For the last four quarters, the New York Times’ assets have decreased and debt has increased. At the end of the second quarter, cash and cash equivalents were approximately $42 million and total debt was approximately $1.1 billion. Without knowing exactly how the debt is structured, it is impossible to see the full context, but just glancing at the flat numbers, this is -objectively – a staggeringly terrible ratio. After a series of downgrades on their commercial paper, S&P, Moody’s and Fitch have been threatening to downgrade their debt one notch to junk territory since July. Such a downgrade would be catastrophic.
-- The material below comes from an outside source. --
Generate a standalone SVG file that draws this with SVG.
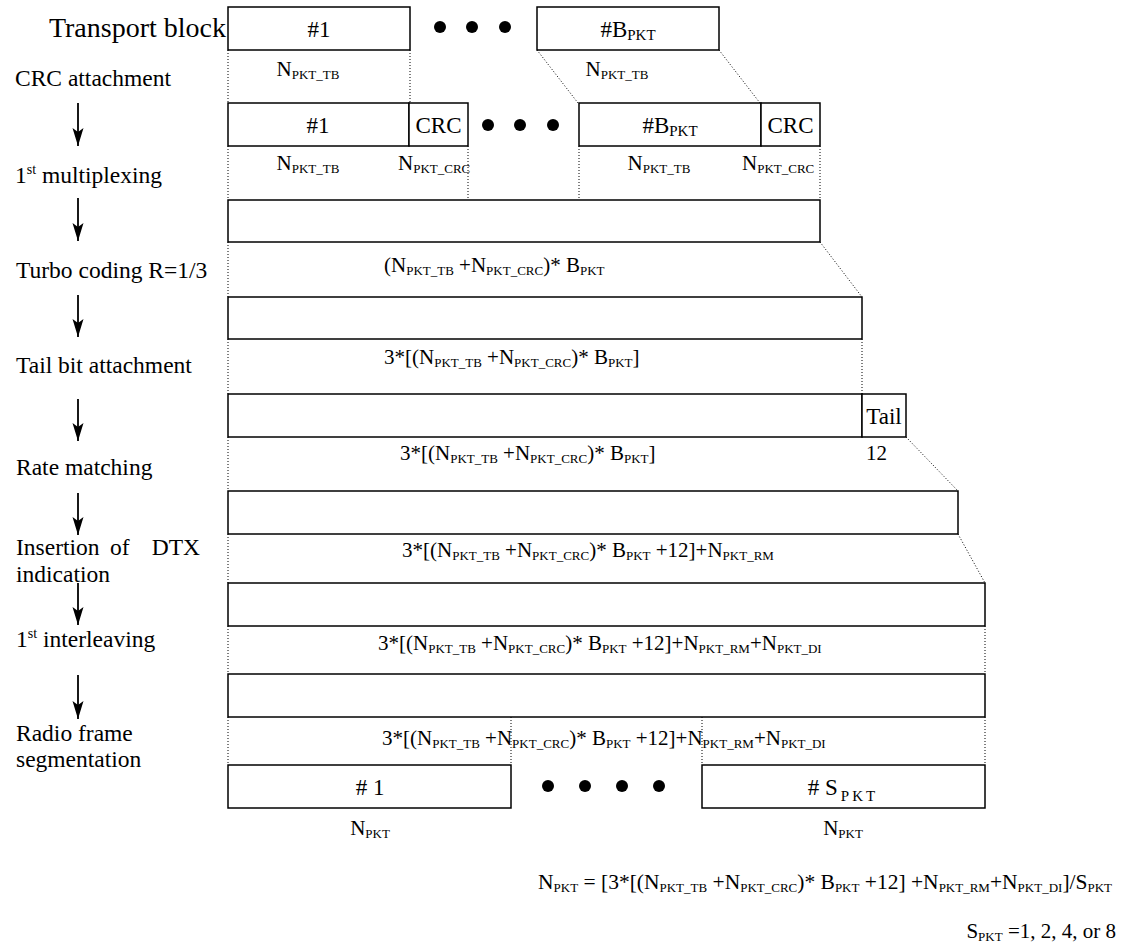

…I believe the New York Times is in imminent danger of collapse. I believe that unless something dramatic happens within the next quarter, their debt will be downgraded to junk. Once that happens, a collapse is virtually unavoidable. A run on the bank will ensue and the company will go bankrupt. There will be no government bailout a la Fannie Mae and Bear Stearns. It will simply cease to exist.

Cara correctly predicted that the New York Times would be downgraded to junk, but is she correct that the paper is destined to collapse? Maybe. It certainly seems hard to see how a fading business with over a billion dollars of debt, in a dying industry, is going to keep its head above water when it only made 10 million dollars last quarter.

As far as I’m concerned, the New York Times can’t go belly-up fast enough to suit me — and that goes for most of the rest of the mainstream media outlets out there.

These papers have stuck to a non-functional revenue model, they’ve sneered at bloggers, and they’ve completely abandoned any and all attempts to be objective in order to act as flacks for the Democratic Party. That’s why, every time I read a story about journalists being laid off, I give a little silent cheer. There are few people in America, outside of the members of Congress and radical professors at colleges across the country, who deserve to be put out of work more than the people at newspapers across this country.

PS: No, I’m not predicting newspapers will go away. The old media is always going to be there although it will probably get much leaner and more web based in the future.

PS #2: I’d suggest that conservatives help move these papers along into bankruptcy by refusing to buy subscriptions to the print versions of the papers and using Craigslist to post classified ads. If you absolutely have to look at a paper, use the internet version where possible because they don’t get as much revenue from the net — mostly because it’s much harder to lie about the number of people that are seeing the ads.